Although T.E. Lawrence, commonly known as ‘Lawrence of Arabia’, died in 1935, the story of his life has captured the imagination of succeeding generations. Seven Pillars of Wisdom is a monumental work in which he chronicles his role in leading the Arab Revolt against the Turks during the First World War. A reluctant leader, and wracked by guilt at the duplicity of the British, Lawrence nevertheless threw himself into his role, suffering the blistering desert conditions and masterminding military campaigns which culminated in the triumphant march of the Arabs into Damascus.

At the funeral of T.E. Lawrence, Churchill wept and called him ‘one of the greatest beings of our time. Whatever our need we shall never see his like again’. For the generation who experienced the mud and horror of the trenches in Flanders, Lawrence offered a view of the war in Arabia which was at once more romantic and exotic. But the reality of Lawrence was more complex than the courageous, blue-eyed British hero, risking his all for the love of his country and his commitment to the Arab cause against their Turkish oppressors.

Thomas Edward Lawrence was born on 16 August 1888. His father, Thomas Chapman, was heir to an Irish baronetcy, but he had left his wife and four daughters to live with their governess, Sarah Maden. He and Sarah changed their name to Lawrence, and Thomas Edward was the second of their five sons. In 1907, Lawrence won a scholarship to Jesus College, Cambridge, to study History. He later undertook a 1,000-mile walking tour of Syria and became fascinated by the country.

In 1914, he was recruited by military intelligence and when Turkey joined Germany in the war against the Allies, he was posted to Cairo. His subsequent role in the war in the Middle East is described in Seven Pillars of Wisdom.

It is clear throughout the book that Lawrence was well aware that his promises of freedom to the Arabs were hollow; that his job was to get them to fight the Turks at all costs. It is possible that this sense of betrayal and guilt dogged him for the rest of his life.
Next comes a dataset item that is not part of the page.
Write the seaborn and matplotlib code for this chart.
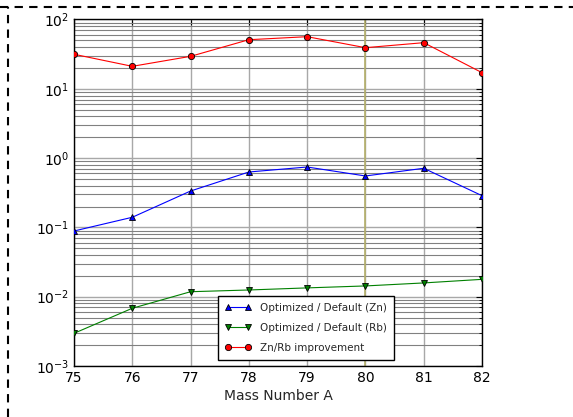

After the war, he withdrew from public life and became an ordinary aircraftman with the Royal Air Force under the assumed name of Shaw. Here he devoted himself to the development of high-speed launches and a primitive forerunner of the hovercraft.

In 1935, he left the RAF and retired to his cottage in Clouds Hill in Dorset. On 13 May 1935, only ten weeks after his retirement, Lawrence was injured in a motorcycle accident and died six days later. He has become one of the legendary figures of the twentieth century; his bust stands in St Paul’s Cathedral along with those of Nelson and Wellington. Although he was a reluctant leader, and never felt that he fully belonged in either Arabia or as part of the British establishment, he has become, nevertheless, the epitome of the swashbuckling British adventurer.